§ DATASET EXCERPT
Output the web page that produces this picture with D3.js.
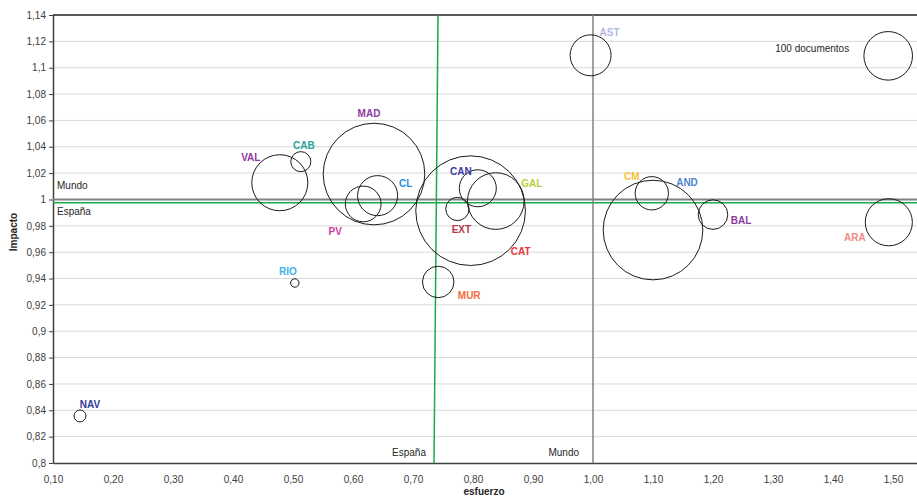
<!DOCTYPE html>
<html><head><meta charset="utf-8">
<script src="https://cdn.jsdelivr.net/npm/d3@7"></script>
<style>body{margin:0;background:#fff}svg{display:block;font-family:"Liberation Sans",Arial,sans-serif}</style>
</head><body>
<svg id="c" width="917" height="503"></svg>
<script>
// ---- data ----
const regions   = ["NAV","RIO","VAL","CAB","MAD","CL","PV","CAT","CAN","GAL","EXT","MUR","AST","CM","AND","BAL","ARA"];
const esfuerzo  = [0.145,0.503,0.478,0.513,0.635,0.641,0.617,0.796,0.808,0.838,0.774,0.742,0.996,1.098,1.100,1.200,1.493];
const impacto   = [0.8357,0.9366,1.0127,1.0287,1.0193,1.0029,0.9966,0.9915,1.0085,0.9988,0.9928,0.9374,1.1094,1.0047,0.9768,0.9885,0.9827];
const documentos= [6,3,133,17,437,68,54,509,58,136,23,42,71,47,420,37,94];
const refBubble = {label:"100 documentos", esfuerzo:1.492, impacto:1.109, documentos:100};
const mundo  = {esfuerzo:1.0, impacto:1.0};
const espana = {esfuerzoTop:0.7417, esfuerzoBottom:0.735, impacto:0.9975};
const xTicks = [0.1,0.2,0.3,0.4,0.5,0.6,0.7,0.8,0.9,1.0,1.1,1.2,1.3,1.4,1.5];
const yTicks = d3.range(0,18).map(i => +(0.8 + i*0.02).toFixed(2));

// ---- styles / layout ----
const labelColors = {NAV:"#2e3a96",RIO:"#3cb4e6",VAL:"#8e3a9e",CAB:"#2aa39b",MAD:"#8e3a9e",CL:"#2a8fd6",PV:"#d23c9e",
  CAT:"#e8363c",CAN:"#3a3d9e",GAL:"#b5cf3a",EXT:"#b83a4a",MUR:"#ef6e3a",AST:"#b4b9e3",CM:"#f5c23a",AND:"#4f86d0",BAL:"#8a3a9e",ARA:"#f28a8a"};
const labelOffsets = {NAV:[10,-11],RIO:[-7,-12],VAL:[-29,-25],CAB:[3,-16],MAD:[-5,-61],CL:[28,-12],PV:[-28,28],CAT:[50,41],
  CAN:[-17,-17],GAL:[36,-18],EXT:[4,21],MUR:[31,14],AST:[19,-23],CM:[-20,-17],AND:[34,-48],BAL:[28,6],ARA:[-34,15]};

const svg = d3.select("#c");
const pL = 53, pR = 917, pT = 15, pB = 463;
const x = d3.scaleLinear().domain([0.1,1.54]).range([pL,pR]);
const y = d3.scaleLinear().domain([0.8,1.14]).range([pB,pT]);
const r = d3.scaleSqrt().domain([0,100]).range([0,24.3]);
const fmtY = d => String(+d.toFixed(2)).replace(".",",");
const fmtX = d => d.toFixed(2).replace(".",",");

// gridlines
svg.append("g").selectAll("line").data(yTicks.filter(d=>d>0.8 && d<1.14)).join("line")
  .attr("x1",pL).attr("x2",pR).attr("y1",d=>y(d)).attr("y2",d=>y(d))
  .attr("stroke","#d9d9d9").attr("stroke-width",1);

// axes
const yAxis = svg.append("g").attr("transform",`translate(${pL},0)`)
  .call(d3.axisLeft(y).tickValues(yTicks).tickFormat(fmtY).tickSize(4).tickSizeOuter(0).tickPadding(3));
yAxis.select(".domain").attr("stroke","#404040").attr("stroke-width",1.5);
yAxis.selectAll(".tick line").attr("stroke","#404040");
yAxis.selectAll("text").attr("font-size",10).attr("fill","#404040").attr("font-family","Liberation Sans, Arial, sans-serif");

const xAxis = svg.append("g").attr("transform",`translate(0,${pB})`)
  .call(d3.axisBottom(x).tickValues(xTicks).tickFormat(fmtX).tickSize(0).tickSizeOuter(0).tickPadding(13));
xAxis.select(".domain").attr("stroke","#404040").attr("stroke-width",1.5);
xAxis.selectAll("text").attr("font-size",10).attr("fill","#404040").attr("font-family","Liberation Sans, Arial, sans-serif");

// top border
svg.append("line").attr("x1",pL).attr("x2",pR).attr("y1",pT).attr("y2",pT).attr("stroke","#222").attr("stroke-width",1.5);

// reference lines
svg.append("line").attr("x1",pL).attr("x2",pR).attr("y1",y(mundo.impacto)).attr("y2",y(mundo.impacto))
  .attr("stroke","#808080").attr("stroke-width",2);
svg.append("line").attr("x1",pL).attr("x2",pR).attr("y1",y(espana.impacto)).attr("y2",y(espana.impacto))
  .attr("stroke","#1aaa4a").attr("stroke-width",1.3);
svg.append("line").attr("x1",x(mundo.esfuerzo)).attr("x2",x(mundo.esfuerzo)).attr("y1",pT).attr("y2",pB)
  .attr("stroke","#808080").attr("stroke-width",1.5);
svg.append("line").attr("x1",x(espana.esfuerzoTop)).attr("x2",x(espana.esfuerzoBottom)).attr("y1",pT).attr("y2",pB)
  .attr("stroke","#1aaa4a").attr("stroke-width",1.5);

const txt = (t,xx,yy,anchor) => svg.append("text").text(t).attr("x",xx).attr("y",yy)
  .attr("font-size",10).attr("fill","#262626").attr("text-anchor",anchor||"start");
txt("Mundo",57,189);
txt("España",57,215);
txt("España",x(espana.esfuerzoBottom)-8,456,"end");
txt("Mundo",x(mundo.esfuerzo)-14,456,"end");

// bubbles
const data = regions.map((k,i)=>({k,ex:esfuerzo[i],im:impacto[i],doc:documentos[i]}));
svg.append("g").selectAll("circle").data(data).join("circle")
  .attr("cx",d=>x(d.ex)).attr("cy",d=>y(d.im)).attr("r",d=>r(d.doc))
  .attr("fill","none").attr("stroke","#1a1a1a").attr("stroke-width",1);
svg.append("g").selectAll("text").data(data).join("text")
  .attr("x",d=>x(d.ex)+labelOffsets[d.k][0]).attr("y",d=>y(d.im)+labelOffsets[d.k][1])
  .attr("dy","0.35em").attr("text-anchor","middle").attr("font-size",10).attr("font-weight","bold")
  .attr("fill",d=>labelColors[d.k]).text(d=>d.k);

// reference bubble
svg.append("circle").attr("cx",x(refBubble.esfuerzo)).attr("cy",y(refBubble.impacto)).attr("r",r(refBubble.documentos))
  .attr("fill","none").attr("stroke","#1a1a1a").attr("stroke-width",1);
txt(refBubble.label,x(refBubble.esfuerzo)-39,y(refBubble.impacto)-4,"end");

// axis titles
svg.append("text").text("esfuerzo").attr("x",484).attr("y",495).attr("text-anchor","middle")
  .attr("font-size",10).attr("font-weight","bold").attr("fill","#262626");
svg.append("text").text("Impacto").attr("transform","translate(17,232) rotate(-90)").attr("text-anchor","middle")
  .attr("font-size",10).attr("font-weight","bold").attr("fill","#262626");
</script>
</body></html>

§ STATED TASK
Copy the listing over exactly, skipping the pictures it holds.

§ THE COMPLETED TASK
Output the web page that produces this picture with D3.js.
<!DOCTYPE html>
<html><head><meta charset="utf-8">
<script src="https://cdn.jsdelivr.net/npm/d3@7"></script>
<style>body{margin:0;background:#fff}svg{display:block;font-family:"Liberation Sans",Arial,sans-serif}</style>
</head><body>
<svg id="c" width="917" height="503"></svg>
<script>
// ---- data ----
const regions   = ["NAV","RIO","VAL","CAB","MAD","CL","PV","CAT","CAN","GAL","EXT","MUR","AST","CM","AND","BAL","ARA"];
const esfuerzo  = [0.145,0.503,0.478,0.513,0.635,0.641,0.617,0.796,0.808,0.838,0.774,0.742,0.996,1.098,1.100,1.200,1.493];
const impacto   = [0.8357,0.9366,1.0127,1.0287,1.0193,1.0029,0.9966,0.9915,1.0085,0.9988,0.9928,0.9374,1.1094,1.0047,0.9768,0.9885,0.9827];
const documentos= [6,3,133,17,437,68,54,509,58,136,23,42,71,47,420,37,94];
const refBubble = {label:"100 documentos", esfuerzo:1.492, impacto:1.109, documentos:100};
const mundo  = {esfuerzo:1.0, impacto:1.0};
const espana = {esfuerzoTop:0.7417, esfuerzoBottom:0.735, impacto:0.9975};
const xTicks = [0.1,0.2,0.3,0.4,0.5,0.6,0.7,0.8,0.9,1.0,1.1,1.2,1.3,1.4,1.5];
const yTicks = d3.range(0,18).map(i => +(0.8 + i*0.02).toFixed(2));

// ---- styles / layout ----
const labelColors = {NAV:"#2e3a96",RIO:"#3cb4e6",VAL:"#8e3a9e",CAB:"#2aa39b",MAD:"#8e3a9e",CL:"#2a8fd6",PV:"#d23c9e",
  CAT:"#e8363c",CAN:"#3a3d9e",GAL:"#b5cf3a",EXT:"#b83a4a",MUR:"#ef6e3a",AST:"#b4b9e3",CM:"#f5c23a",AND:"#4f86d0",BAL:"#8a3a9e",ARA:"#f28a8a"};
const labelOffsets = {NAV:[10,-11],RIO:[-7,-12],VAL:[-29,-25],CAB:[3,-16],MAD:[-5,-61],CL:[28,-12],PV:[-28,28],CAT:[50,41],
  CAN:[-17,-17],GAL:[36,-18],EXT:[4,21],MUR:[31,14],AST:[19,-23],CM:[-20,-17],AND:[34,-48],BAL:[28,6],ARA:[-34,15]};

const svg = d3.select("#c");
const pL = 53, pR = 917, pT = 15, pB = 463;
const x = d3.scaleLinear().domain([0.1,1.54]).range([pL,pR]);
const y = d3.scaleLinear().domain([0.8,1.14]).range([pB,pT]);
const r = d3.scaleSqrt().domain([0,100]).range([0,24.3]);
const fmtY = d => String(+d.toFixed(2)).replace(".",",");
const fmtX = d => d.toFixed(2).replace(".",",");

// gridlines
svg.append("g").selectAll("line").data(yTicks.filter(d=>d>0.8 && d<1.14)).join("line")
  .attr("x1",pL).attr("x2",pR).attr("y1",d=>y(d)).attr("y2",d=>y(d))
  .attr("stroke","#d9d9d9").attr("stroke-width",1);

// axes
const yAxis = svg.append("g").attr("transform",`translate(${pL},0)`)
  .call(d3.axisLeft(y).tickValues(yTicks).tickFormat(fmtY).tickSize(4).tickSizeOuter(0).tickPadding(3));
yAxis.select(".domain").attr("stroke","#404040").attr("stroke-width",1.5);
yAxis.selectAll(".tick line").attr("stroke","#404040");
yAxis.selectAll("text").attr("font-size",10).attr("fill","#404040").attr("font-family","Liberation Sans, Arial, sans-serif");

const xAxis = svg.append("g").attr("transform",`translate(0,${pB})`)
  .call(d3.axisBottom(x).tickValues(xTicks).tickFormat(fmtX).tickSize(0).tickSizeOuter(0).tickPadding(13));
xAxis.select(".domain").attr("stroke","#404040").attr("stroke-width",1.5);
xAxis.selectAll("text").attr("font-size",10).attr("fill","#404040").attr("font-family","Liberation Sans, Arial, sans-serif");

// top border
svg.append("line").attr("x1",pL).attr("x2",pR).attr("y1",pT).attr("y2",pT).attr("stroke","#222").attr("stroke-width",1.5);

// reference lines
svg.append("line").attr("x1",pL).attr("x2",pR).attr("y1",y(mundo.impacto)).attr("y2",y(mundo.impacto))
  .attr("stroke","#808080").attr("stroke-width",2);
svg.append("line").attr("x1",pL).attr("x2",pR).attr("y1",y(espana.impacto)).attr("y2",y(espana.impacto))
  .attr("stroke","#1aaa4a").attr("stroke-width",1.3);
svg.append("line").attr("x1",x(mundo.esfuerzo)).attr("x2",x(mundo.esfuerzo)).attr("y1",pT).attr("y2",pB)
  .attr("stroke","#808080").attr("stroke-width",1.5);
svg.append("line").attr("x1",x(espana.esfuerzoTop)).attr("x2",x(espana.esfuerzoBottom)).attr("y1",pT).attr("y2",pB)
  .attr("stroke","#1aaa4a").attr("stroke-width",1.5);

const txt = (t,xx,yy,anchor) => svg.append("text").text(t).attr("x",xx).attr("y",yy)
  .attr("font-size",10).attr("fill","#262626").attr("text-anchor",anchor||"start");
txt("Mundo",57,189);
txt("España",57,215);
txt("España",x(espana.esfuerzoBottom)-8,456,"end");
txt("Mundo",x(mundo.esfuerzo)-14,456,"end");

// bubbles
const data = regions.map((k,i)=>({k,ex:esfuerzo[i],im:impacto[i],doc:documentos[i]}));
svg.append("g").selectAll("circle").data(data).join("circle")
  .attr("cx",d=>x(d.ex)).attr("cy",d=>y(d.im)).attr("r",d=>r(d.doc))
  .attr("fill","none").attr("stroke","#1a1a1a").attr("stroke-width",1);
svg.append("g").selectAll("text").data(data).join("text")
  .attr("x",d=>x(d.ex)+labelOffsets[d.k][0]).attr("y",d=>y(d.im)+labelOffsets[d.k][1])
  .attr("dy","0.35em").attr("text-anchor","middle").attr("font-size",10).attr("font-weight","bold")
  .attr("fill",d=>labelColors[d.k]).text(d=>d.k);

// reference bubble
svg.append("circle").attr("cx",x(refBubble.esfuerzo)).attr("cy",y(refBubble.impacto)).attr("r",r(refBubble.documentos))
  .attr("fill","none").attr("stroke","#1a1a1a").attr("stroke-width",1);
txt(refBubble.label,x(refBubble.esfuerzo)-39,y(refBubble.impacto)-4,"end");

// axis titles
svg.append("text").text("esfuerzo").attr("x",484).attr("y",495).attr("text-anchor","middle")
  .attr("font-size",10).attr("font-weight","bold").attr("fill","#262626");
svg.append("text").text("Impacto").attr("transform","translate(17,232) rotate(-90)").attr("text-anchor","middle")
  .attr("font-size",10).attr("font-weight","bold").attr("fill","#262626");
</script>
</body></html>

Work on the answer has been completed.